In the weeks after the fire, Kyle decided to put bulls back on the group of cows scheduled to get embryos.

“Yesterday and today, we’ve caught some rain on the burned area and even on this other ranch but it’s the drought or D3 status was present when we were having to make these decisions. So if you’ve got to reduce some numbers or sell some cattle, my thought process was that once we weaned the embryo calves off of them, they would be a valuable animal to be sold to somebody else and it might be best if they weren’t carrying an embryo calf. So right or wrong, that’s what we decided.”

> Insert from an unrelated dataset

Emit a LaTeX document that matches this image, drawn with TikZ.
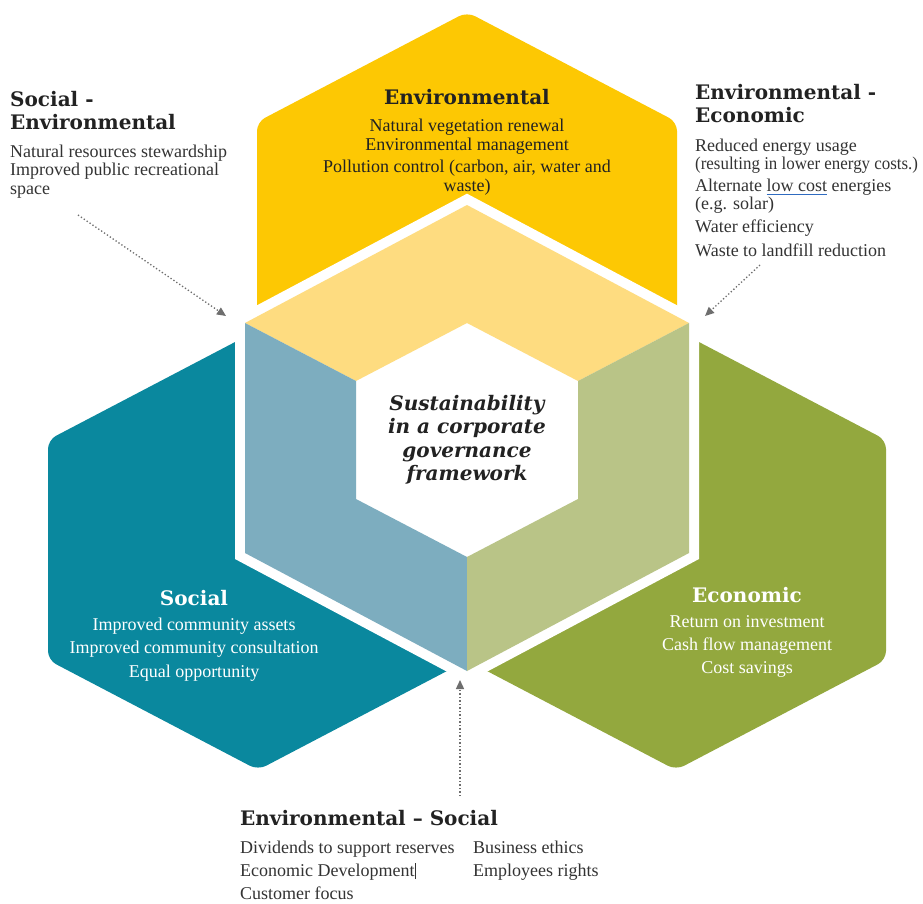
\documentclass[tikz,border=0pt]{standalone}
\usepackage{graphicx}
\usepackage{fontspec}
\setmainfont{Liberation Serif}
\newfontfamily\headfont{DejaVu Serif}
\usetikzlibrary{arrows.meta}
\definecolor{cYellow}{HTML}{FDC803}
\definecolor{cYellowLight}{HTML}{FEDC80}
\definecolor{cTeal}{HTML}{0A889E}
\definecolor{cTealLight}{HTML}{7DADBF}
\definecolor{cGreen}{HTML}{93A83E}
\definecolor{cGreenLight}{HTML}{B9C487}
\definecolor{textdark}{HTML}{222222}
\definecolor{textbody}{HTML}{333333}
\definecolor{arrowgrey}{HTML}{6E6E6E}
\definecolor{ulblue}{HTML}{2F6BC0}
\newcommand\blueul[1]{\setbox0\hbox{#1}\rlap{\color{ulblue}\rule[-2.8pt]{\wd0}{0.9pt}}\box0\relax}
\begin{document}
\begin{tikzpicture}[x=1pt,y=-1pt,
  hexshape/.style={rounded corners=9pt},
  headtxt/.style={font=\headfont\bfseries\fontsize{20}{22}\selectfont, text=textdark, inner sep=0pt},
  bodytxt/.style={font=\fontsize{18}{19}\selectfont, text=textbody, inner sep=0pt},
  centretxt/.style={font=\headfont\bfseries\itshape\fontsize{20}{23}\selectfont, text=textdark, inner sep=0pt},
  dotarrow/.style={draw=arrowgrey, line width=1.3pt, dash pattern=on 1.3pt off 2.2pt, -{Triangle[length=9pt,width=8pt,fill=arrowgrey]}}
]
\useasboundingbox (0,0) rectangle (923,904);
\fill[white] (0,0) rectangle (923,904);

% outer hexagons
\fill[cYellow, hexshape] (467,12) -- (677,122) -- (677,342) -- (467,452) -- (257,342) -- (257,122) -- cycle;
\fill[cTeal, hexshape] (258,330) -- (468,440) -- (468,660) -- (258,770) -- (48,660) -- (48,440) -- cycle;
\fill[cGreen, hexshape] (676,330) -- (886,440) -- (886,660) -- (676,770) -- (466,660) -- (466,440) -- cycle;

% central hexagon with white border
\filldraw[white, line width=20pt, line join=miter] (467,205) -- (689,323) -- (689,553) -- (467,671) -- (245,553) -- (245,323) -- cycle;
\fill[cYellowLight] (245,323) -- (467,205) -- (689,323) -- (578,381) -- (467,323) -- (356,381) -- cycle;
\fill[cTealLight] (245,323) -- (356,381) -- (356,499) -- (467,557) -- (467,671) -- (245,553) -- cycle;
\fill[cGreenLight] (689,323) -- (689,553) -- (467,671) -- (467,557) -- (578,499) -- (578,381) -- cycle;

% centre text
\node[centretxt, anchor=base] (c1) at (467,410) {Sustainability};
\node[centretxt, anchor=base] (c2) at (467,433) {in a corporate};
\node[centretxt, anchor=base] (c3) at (467,457) {governance};
\node[centretxt, anchor=base] (c4) at (467,480) {framework};

% Environmental hexagon text
\node[headtxt, anchor=base] (envh) at (467,105) {Environmental};
\node[bodytxt, text=textdark, anchor=base] (env1) at (467,132) {Natural vegetation renewal};
\node[bodytxt, text=textdark, anchor=base] (env2) at (467,151) {Environmental management};
\node[bodytxt, text=textdark, anchor=base] (env3) at (467,173) {Pollution control (carbon, air, water and};
\node[bodytxt, text=textdark, anchor=base] (env4) at (467,192) {waste)};

% Social hexagon text
\node[headtxt, text=white, anchor=base] (soch) at (194,605) {Social};
\node[bodytxt, text=white, anchor=base] (soc1) at (194,630) {Improved community assets};
\node[bodytxt, text=white, anchor=base] (soc2) at (194,653) {Improved community consultation};
\node[bodytxt, text=white, anchor=base] (soc3) at (194,677) {Equal opportunity};

% Economic hexagon text
\node[headtxt, text=white, anchor=base] (ecoh) at (747,602) {Economic};
\node[bodytxt, text=white, anchor=base] (eco1) at (747,627) {Return on investment};
\node[bodytxt, text=white, anchor=base] (eco2) at (747,650) {Cash flow management};
\node[bodytxt, text=white, anchor=base] (eco3) at (747,673) {Cost savings};

% Social - Environmental (top left)
\node[headtxt, anchor=base west] (seh1) at (10,107) {Social -};
\node[headtxt, anchor=base west] (seh2) at (10,130) {Environmental};
\node[bodytxt, anchor=base west] (se1) at (10,158) {Natural resources stewardship};
\node[bodytxt, anchor=base west] (se2) at (10,176) {Improved public recreational};
\node[bodytxt, anchor=base west] (se3) at (10,194) {space};

% Environmental - Economic (top right)
\node[headtxt, anchor=base west] (eeh1) at (695,100) {Environmental -};
\node[headtxt, anchor=base west] (eeh2) at (695,123) {Economic};
\node[bodytxt, anchor=base west] (ee1) at (695,152) {Reduced energy usage};
\node[bodytxt, anchor=base west] (ee2) at (695,170) {\scalebox{0.94}[1]{(resulting in lower energy costs.)}};
\node[bodytxt, anchor=base west] (ee3) at (695,192) {Alternate \blueul{low cost} energies};
\node[bodytxt, anchor=base west] (ee4) at (695,210) {(e.g. solar)};
\node[bodytxt, anchor=base west] (ee5) at (695,233) {Water efficiency};
\node[bodytxt, anchor=base west] (ee6) at (695,256) {Waste to landfill reduction};

% Environmental - Social (bottom)
\node[headtxt, anchor=base west] (esh) at (240,825) {Environmental \textendash{} Social};
\node[bodytxt, anchor=base west] (es1) at (240,853) {Dividends to support reserves};
\node[bodytxt, anchor=base west] (es2) at (240,876) {Economic Development\rule[-3pt]{0.8pt}{16pt}};
\node[bodytxt, anchor=base west] (es3) at (240,899) {Customer focus};
\node[bodytxt, anchor=base west] (es4) at (473,853) {Business ethics};
\node[bodytxt, anchor=base west] (es5) at (473,876) {Employees rights};

% dotted arrows
\coordinate (a1s) at (78,215);
\coordinate (a1e) at (226,316);
\coordinate (a2s) at (760,265);
\coordinate (a2e) at (705,316);
\coordinate (a3s) at (460,796);
\coordinate (a3e) at (460,680);
\draw[dotarrow] (a1s) -- (a1e);
\draw[dotarrow] (a2s) -- (a2e);
\draw[dotarrow] (a3s) -- (a3e);
\end{tikzpicture}
\end{document}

He said another transfer date would have been another 14 days, putting the breed date into mid June. Not knowing if any rain would come but knowing it would most likely become hotter, he turned bulls out and hoped that any rains would be measurable enough to improve pasture conditions. They’ve already had several inches of rain but he said it will take time to regrow pastures and the cattle will have to be fenced off the most fragile areas.

“It’ll take a couple of years to get the turf back to where it once was,” he said. “I mean, it does need some grazing on it just so you can keep up with the weeds and the trash, but you sure don’t want to stomp it out, too. We’re going to fight the sand, too, because it’s such a massive area. The sand is already moving.”

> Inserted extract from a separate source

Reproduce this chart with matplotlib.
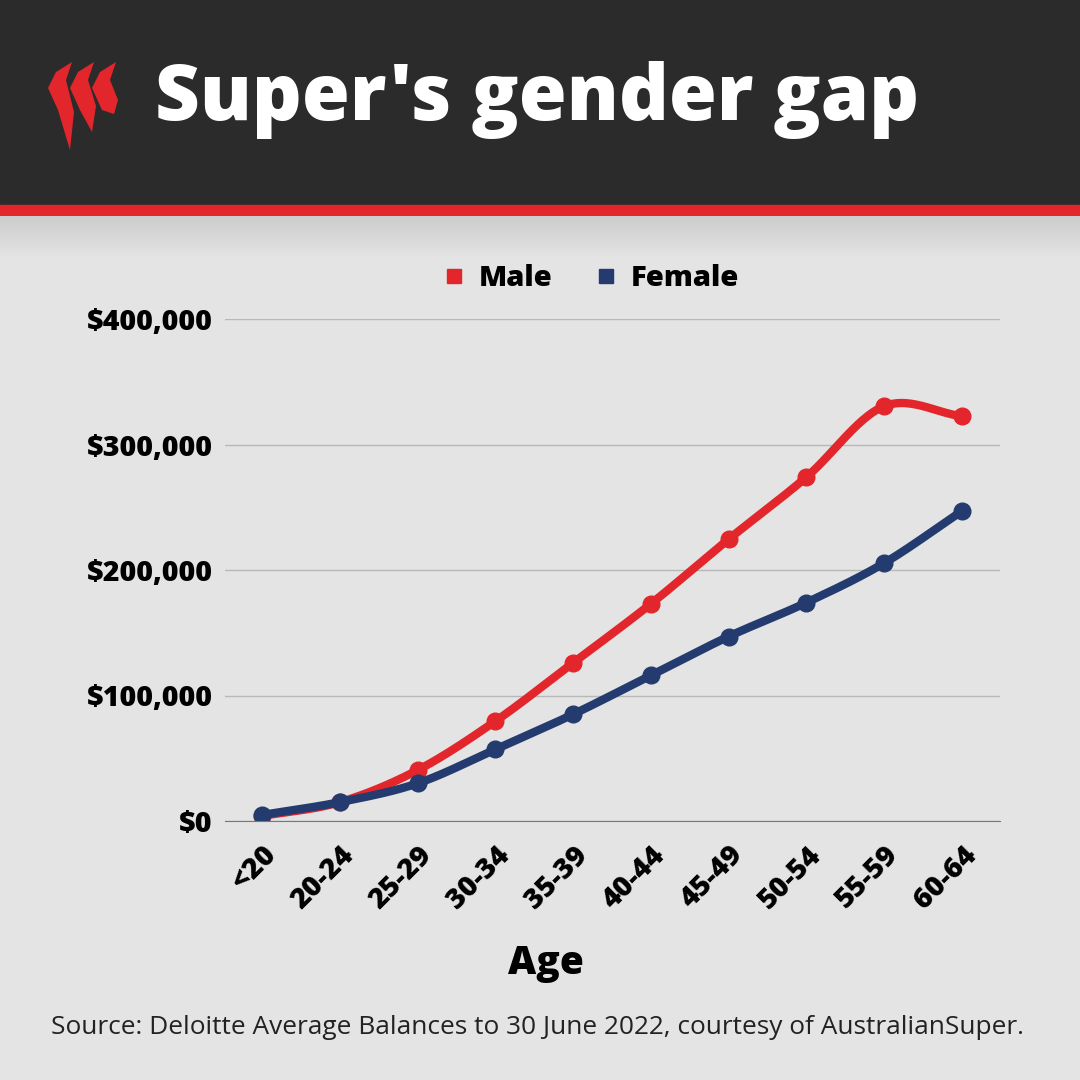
import matplotlib.pyplot as plt
import numpy as np
from matplotlib.patches import Rectangle, Polygon
from matplotlib.lines import Line2D

ages = ["<20", "20-24", "25-29", "30-34", "35-39", "40-44", "45-49", "50-54", "55-59", "60-64"]
male = [4000, 15000, 40500, 79500, 126000, 173000, 224500, 274000, 330500, 322500]
female = [4800, 15000, 30000, 57000, 85000, 116000, 147000, 174000, 205500, 247000]
yticks = [0, 100000, 200000, 300000, 400000]
ylabels = ["$0", "$100,000", "$200,000", "$300,000", "$400,000"]

RED = "#e3262b"
NAVY = "#233b6e"
BG = "#e4e4e4"
plt.rcParams['font.family'] = ['Open Sans', 'DejaVu Sans']


def smooth(x, y, n=30):
    # Catmull-Rom through the points
    x = np.asarray(x, float); y = np.asarray(y, float)
    px = np.concatenate([[2 * x[0] - x[1]], x, [2 * x[-1] - x[-2]]])
    py = np.concatenate([[2 * y[0] - y[1]], y, [2 * y[-1] - y[-2]]])
    xs, ys = [], []
    t = np.linspace(0, 1, n)
    for i in range(1, len(px) - 2):
        for p, out in ((px, xs), (py, ys)):
            p0, p1, p2, p3 = p[i - 1:i + 3]
            out.extend(0.5 * (2 * p1 + (-p0 + p2) * t + (2 * p0 - 5 * p1 + 4 * p2 - p3) * t ** 2
                              + (-p0 + 3 * p1 - 3 * p2 + p3) * t ** 3))
    return xs, ys


fig = plt.figure(figsize=(10.8, 10.8), dpi=100)
fig.patch.set_facecolor(BG)
bg = fig.add_axes([0, 0, 1, 1])
bg.set_xlim(0, 1080); bg.set_ylim(1080, 0); bg.axis('off')
bg.add_patch(Rectangle((0, 0), 1080, 205, color="#2b2b2b"))
bg.add_patch(Rectangle((0, 205), 1080, 11, color=RED))
for i in range(40):
    bg.add_patch(Rectangle((0, 216 + i), 1080, 1, color=str(0.80 + 0.09 * i / 40), lw=0))
# logo: three thin swooshes
for k, dx in enumerate((0, 22, 44)):
    bg.add_patch(Polygon([(48 + dx, 88), (56 + dx, 72), (72 + dx, 62), (66 + dx, 80),
                          (74 + dx, 112 - 6 * k), (70 + dx, 150 - 18 * k), (58 + dx, 110)],
                         color=RED, lw=0))
bg.text(155, 100, "Super's gender gap", color="white", fontsize=56, fontweight='heavy', va='center')
bg.text(537, 1027, "Source: Deloitte Average Balances to 30 June 2022, courtesy of AustralianSuper.",
        fontsize=18.9, ha='center', va='center', color="#222222")

ax = fig.add_axes([225 / 1080, 1 - 821 / 1080, 775 / 1080, 502 / 1080])
ax.set_facecolor(BG)
x = np.arange(len(ages))
for vals, c in ((male, RED), (female, NAVY)):
    sx, sy = smooth(x, vals)
    ax.plot(sx, sy, color=c, lw=6, solid_capstyle='round')
    ax.plot(x, vals, 'o', color=c, ms=12)
ax.set_xlim(-0.476, 9.49)
ax.set_ylim(0, 400000)
ax.set_yticks(yticks, ylabels, fontsize=20.5, fontweight='heavy')
ax.set_xticks(x, ages, rotation=45, ha='right', rotation_mode='anchor', fontsize=20.5, fontweight='heavy')
ax.grid(axis='y', color="#b8b8b8", lw=1)
ax.set_axisbelow(True)
for s in ('top', 'right', 'left'):
    ax.spines[s].set_visible(False)
ax.spines['bottom'].set_color("#777777")
ax.tick_params(length=0, pad=9)
ax.tick_params(axis='x', pad=14)
ax.set_xlabel("Age", fontsize=28, fontweight='heavy', labelpad=24)
ax.xaxis.set_label_coords(0.414, -0.245)
handles = [Line2D([], [], marker='s', ls='', color=RED, ms=10),
           Line2D([], [], marker='s', ls='', color=NAVY, ms=10)]
ax.legend(handles, ["Male", "Female"], loc='lower center', bbox_to_anchor=(0.475, 1.0), ncol=2,
          frameon=False, prop={'weight': 'heavy', 'size': 21}, handlelength=0.5,
          handletextpad=0.6, columnspacing=1.6)
fig.savefig("out.png", dpi=100, facecolor=BG)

He said the blowing sand isn’t nearly the erosion being faced in the Sandhills of Nebraska, due to the yucca and sage present to anchor it.

On May 28 the Perez family attended a meeting with government officials and Tonya said the county-level leaders are on board to help the recovery efforts. New Mexico Governor Michelle Lujan has not approved a disaster declaration, though it was presented to her for approval prior to May 26. The fire also burned into Texas, so Tonya said there are many moving parts to securing aid. Thus far, they estimate 55 to 60 corners will need to be replaced, with no aid immediately available, making the fire the easiest part so far.

The ranch is also in the path of the proposed NIETC line and Tonya Perez said the limited firefighting resources are only one of the reasons in a long list that the area is inappropriate for the project.